Pojawiam sie tam glownie w porze lunchu bo zwykle czuje wewnetrzny opor w indyjskich knajpach zeby placic 5-7 zl tylko za sam ryz (lunch to solidna, czytaj normalna porcja, sosu i ryzu badz chlebkow za 20zl z napojem 25zl).
Znakomity chicken tikka butter masala. W skali moich ulubionych, ten przygotowywany tutaj, jest na drugim miejscu. Bardzo dobre mango lassi. Podwanay ryz jest rowniez bardzo dobry.
Przesympatyczna kelnerka.
Wystroj troche pustawy, ale najwazniejsze jest jedzenie, ktore jest znakomite.
Zacznę od minusów: wystrój trochę tandetny. Bardziej wygląda na bar, niż restauracja. W środku mało miejsca, czasami siedzi się ramię przy ramieniu. To może być jednak mylące, bo po spróbowaniu posiłków jesteśmy wprost zachwyceni. Dania wyglądają powalająco, o bardzo aromatycznym zapachu i doskonałym smaku. Ceny przystępne, smak niebiański! Polecam.
"Masala Magic" jest to nieduża restauracja ulokowana na parterze bloku. Atmosfera w lokalu nie jest charakterystyczna dla indyjskich restauracji. Muzyka, moim zdaniem zbyt głośna i nie pasująca do takiego miejsca, to Bollywood w stylu dubstep. Obsługa od wejścia była miła i profesjonalna. Menu jest obszerne, znajdziemy w nim dania wegetariańskie, z kurczakiem, jagnięciną, krewetkami.
Zamówiłam mango lassi- bardzo dobre, z płatkami migdałów. Nie dostałam czekadełka, jak to zwykle bywa w takich miejscach. Na przystawkę dostałam pierożki z groszkiem i ziemniakami. Bardzo dobre, dwa spore pierożki, pikantne z mocno wyczuwalnym kminkiem. Do tego dwa sosy. Na drugie danie zamówiłam kurczaka w sosie smietanowo-orzechowym, a mój narzeczony butter chicken. Do tego chlebki naan- świetne! Dania były poprawne, aromatyczne, z dużą ilością kurczaka. Niestety i moje danie i mojego narzeczonego były bardzo słodkie.
W porze obiadowej podawany jest lunch w cenie 20 zł.
Polecam.
Pysznie i sympatycznie. Ja również nie zgadzam się zupełnie z pierwszym recenzentem. Nigdy nie byłam w Mumbai Mirchi osobiście, zawsze zamawiam jedzenie z dostawą do domu - przyjeżdża zawsze szybko i ciepłe mimo najgorszych nawet warunków atmosferycznych, no i z super uśmiechem pana, który chyba sam prowadzi ten interes. Mega miłe jest też to, że pamięta mnie już i wie, co najczęściej zamawiam ;). Także u mnie tak zwane "podejście do klienta" zawsze jest na 5.
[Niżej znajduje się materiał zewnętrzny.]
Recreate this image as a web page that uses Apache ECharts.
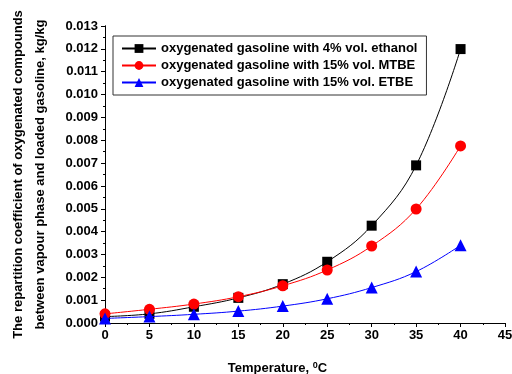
<!DOCTYPE html>
<html><head><meta charset="utf-8">
<script src="https://cdn.jsdelivr.net/npm/echarts@6/dist/echarts.min.js"></script>
<style>html,body{margin:0;padding:0;background:#fff}#c{width:512px;height:374px}</style>
</head><body><div id="c"></div>
<script>
const temps = [0, 5, 10, 15, 20, 25, 30, 35, 40];
const ethanol = [0.00028, 0.0004, 0.00071, 0.0011, 0.0017, 0.00268, 0.00426, 0.0069, 0.01199];
const mtbe = [0.0004, 0.0006, 0.00083, 0.00115, 0.00163, 0.00232, 0.00337, 0.00499, 0.00775];
const etbe = [0.0002, 0.00028, 0.00038, 0.00052, 0.00074, 0.00106, 0.00155, 0.00225, 0.0034];
const names = ['oxygenated gasoline with 4% vol. ethanol', 'oxygenated gasoline with 15% vol. MTBE', 'oxygenated gasoline with 15% vol. ETBE'];
const yTicks = ['0.000','0.001','0.002','0.003','0.004','0.005','0.006','0.007','0.008','0.009','0.010','0.011','0.012','0.013'];

const font = 'Liberation Sans, Arial, sans-serif';
const chart = echarts.init(document.getElementById('c'));
const mk = (arr) => temps.map((t, i) => [t, arr[i]]);
const axisCommon = {
  axisLine: {show: true, lineStyle: {color: '#000', width: 1}},
  axisTick: {show: true, length: 4, lineStyle: {color: '#000'}},
  minorTick: {show: true, splitNumber: 2, length: 2, lineStyle: {color: '#000'}},
  splitLine: {show: false}
};
chart.setOption({
  animation: false,
  textStyle: {fontFamily: font},
  grid: {left: 105, right: 7, top: 26, bottom: 51, outerBoundsMode: 'none', containLabel: false},
  legend: {
    orient: 'vertical', left: 113, top: 36, itemGap: 4, itemWidth: 34, itemHeight: 11,
    borderColor: '#333', borderWidth: 1, padding: [6, 9, 6, 8],
    textStyle: {fontFamily: font, fontWeight: 'bold', fontSize: 13, color: '#000'},
    data: names
  },
  xAxis: [{
    type: 'value', min: 0, max: 45, interval: 5,
    name: 'Temperature, {s|0}C', nameLocation: 'middle', nameGap: 38,
    nameTextStyle: {fontFamily: font, fontWeight: 'bold', fontSize: 13, color: '#000', padding: [0, 55, 0, 0],
      rich: {s: {fontSize: 9, fontWeight: 'bold', verticalAlign: 'top', padding: [0, 0, 6, 0]}}},
    axisLabel: {fontFamily: font, fontWeight: 'bold', fontSize: 13, color: '#000', margin: 6},
    ...axisCommon
  }, {
    type: 'value', min: 0, max: 45, interval: 5, position: 'top',
    axisLine: {show: true, lineStyle: {color: '#000'}}, axisTick: {show: false}, axisLabel: {show: false}, splitLine: {show: false}
  }],
  yAxis: [{
    type: 'value', min: 0, max: 0.013, interval: 0.001,
    name: 'The repartition coefficient of oxygenated compounds\nbetween vapour phase and loaded gasoline, kg/kg',
    nameLocation: 'middle', nameGap: 54,
    nameTextStyle: {fontFamily: font, fontWeight: 'bold', fontSize: 13, color: '#000', lineHeight: 22},
    axisLabel: {fontFamily: font, fontWeight: 'bold', fontSize: 13, color: '#000', margin: 7,
      formatter: (v) => yTicks[Math.round(v * 1000)]},
    ...axisCommon
  }, {
    type: 'value', min: 0, max: 0.013, interval: 0.001, position: 'right',
    axisLine: {show: true, lineStyle: {color: '#000'}}, axisTick: {show: false}, axisLabel: {show: false}, splitLine: {show: false}
  }],
  series: [
    {name: names[0], type: 'line', smooth: 0.4, data: mk(ethanol), symbol: 'rect', symbolSize: 10,
     itemStyle: {color: '#000'}, lineStyle: {color: '#000', width: 1}, z: 3},
    {name: names[1], type: 'line', smooth: 0.4, data: mk(mtbe), symbol: 'circle', symbolSize: 11,
     itemStyle: {color: '#ff0000'}, lineStyle: {color: '#ff0000', width: 1}, z: 4},
    {name: names[2], type: 'line', smooth: 0.4, data: mk(etbe), symbol: 'triangle', symbolSize: 12,
     itemStyle: {color: '#0000ff'}, lineStyle: {color: '#0000ff', width: 1}, z: 5}
  ]
});
</script></body></html>
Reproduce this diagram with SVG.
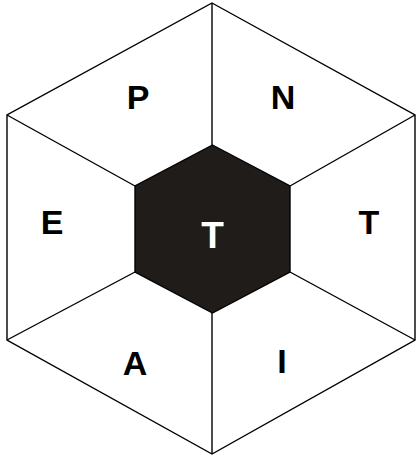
<svg xmlns="http://www.w3.org/2000/svg" width="417" height="456" viewBox="0 0 417 456">
<style>
.ln{stroke:#000;stroke-width:1.4;fill:none;stroke-linejoin:miter}
.lbl{font-family:"Liberation Sans",Arial,sans-serif;font-weight:bold;font-size:34px;text-anchor:middle;fill:#000}
</style>
<rect width="417" height="456" fill="#fff"/>
<g id="outer">
<polygon class="ln" points="212,3 415,115 415,340 212,454 7,340 7,115"/>
</g>
<g id="connectors">
<line class="ln" x1="212" y1="3" x2="212" y2="145"/>
<line class="ln" x1="212" y1="454" x2="212" y2="313"/>
<line class="ln" x1="415" y1="115" x2="290" y2="186"/>
<line class="ln" x1="415" y1="340" x2="290" y2="272"/>
<line class="ln" x1="7" y1="115" x2="135" y2="186"/>
<line class="ln" x1="7" y1="340" x2="135" y2="272"/>
</g>
<g id="center">
<polygon points="212.5,145 290,186 290,272 212.5,313 135,272 135,186" fill="#201c1a" stroke="#000" stroke-width="1.4"/>
<text class="lbl" x="212.5" y="248" style="fill:#fff;font-size:37px">T</text>
</g>
<g id="P"><text class="lbl" x="138" y="109">P</text></g>
<g id="N"><text class="lbl" x="283" y="109">N</text></g>
<g id="E"><text class="lbl" x="52" y="234">E</text></g>
<g id="T"><text class="lbl" x="369" y="234">T</text></g>
<g id="A"><text class="lbl" x="135" y="375">A</text></g>
<g id="I"><text class="lbl" x="282" y="373">I</text></g>
</svg>
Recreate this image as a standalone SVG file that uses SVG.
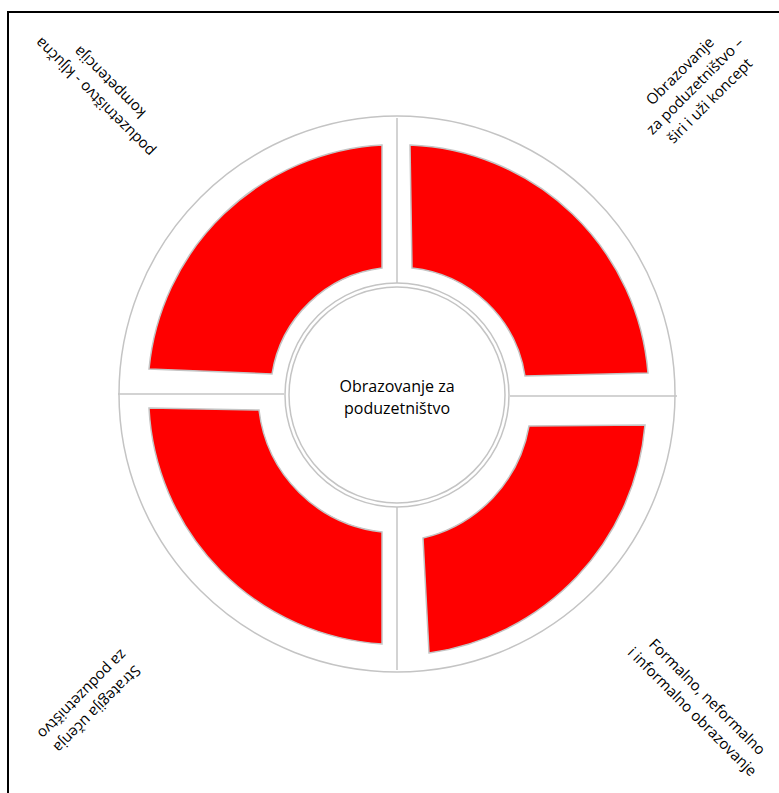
<svg xmlns="http://www.w3.org/2000/svg" width="779" height="793" viewBox="0 0 779 793">
<style>
.g{fill:none;stroke:#c4c4c4;stroke-width:1.5}
.seg{fill:#ff0000;stroke:#c4c4c4;stroke-width:1.5}
.t{font-family:"Open Sans","Liberation Sans",sans-serif;font-size:15px;fill:#000;text-anchor:middle}
.c{font-size:16px}
</style>
<rect width="779" height="793" fill="#fff"/>
<rect x="8" y="12" width="800" height="800" fill="none" stroke="#000" stroke-width="2"/>
<g id="connectors">
<circle class="g" cx="397" cy="394" r="278"/>
<line class="g" x1="397" y1="118" x2="397" y2="283"/>
<line class="g" x1="397" y1="506" x2="397" y2="670"/>
<line class="g" x1="118" y1="394" x2="284" y2="394"/>
<line class="g" x1="510" y1="396" x2="677" y2="396"/>
</g>
<g id="seg-top-left">
<path class="seg" d="M149,369 A248,248 0 0 1 382,145 L382,268 A127,127 0 0 0 272,374 Z"/>
</g>
<g id="seg-top-right">
<path class="seg" d="M410,145 A248,248 0 0 1 648,373 L525,376 A128,128 0 0 0 412,268 Z"/>
</g>
<g id="seg-bottom-left">
<path class="seg" d="M149,408 L259,410 A139,139 0 0 0 382,532 L382,644 A249,249 0 0 1 149,408 Z"/>
</g>
<g id="seg-bottom-right">
<path class="seg" d="M529,426 L645,425 A252,252 0 0 1 429,653 L423,538 A140,140 0 0 0 529,426 Z"/>
</g>
<g id="center">
<circle cx="397" cy="395" r="112" fill="#fff" stroke="#c4c4c4" stroke-width="1.5"/>
<circle cx="397" cy="395" r="108" fill="#fff" stroke="#c4c4c4" stroke-width="1.5"/>
<text class="t c" x="397" y="392">Obrazovanje za</text>
<text class="t c" x="397" y="414">poduzetništvo</text>
</g>
<g id="label-top-right" transform="translate(695,86) rotate(-45)">
<text class="t" x="0" y="-16">Obrazovanje</text>
<text class="t" x="0" y="5">za poduzetništvo –</text>
<text class="t" x="0" y="26">širi i uži koncept</text>
</g>
<g id="label-top-left" transform="translate(102,90) rotate(225)">
<text class="t" x="0" y="-5">poduzetništvo - ključna</text>
<text class="t" x="0" y="16">kompetencija</text>
</g>
<g id="label-bottom-left" transform="translate(90,702) rotate(135)">
<text class="t" x="0" y="-5">Strategija učenja</text>
<text class="t" x="0" y="16">za poduzetništvo</text>
</g>
<g id="label-bottom-right" transform="translate(700,704) rotate(45)">
<text class="t" x="0" y="-5">Formalno, neformalno</text>
<text class="t" x="0" y="16">i informalno obrazovanje</text>
</g>
</svg>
Jedzenie w hinduskim standardzie, w użyciu są chyba nieco inne przyprawy niż ale to nie wada - po prostu dania smakują nieco inaczej, ale i tak zawsze są smaczne. Moi faworyci to butter chicken i hyderabadi biryani, chociaż i samosy są nie od rzeczy (pyszne sosy do nich!).
Bardzo mnie cieszy, że naan lub ryż są w cenie dania - w knajpkach w Śródmieściu trzeba za nie dodatkowo płacić i z normalnego obiadu robi się taki bardziej kosztowny ;).
No i dostawa gratis - nic, tylko zamawiać. Naprawdę polecam, cieszę się, że jest dobre hinduskie jedzenie po prawej stronie Wisły i trzymam kciuki żeby przetrwało :).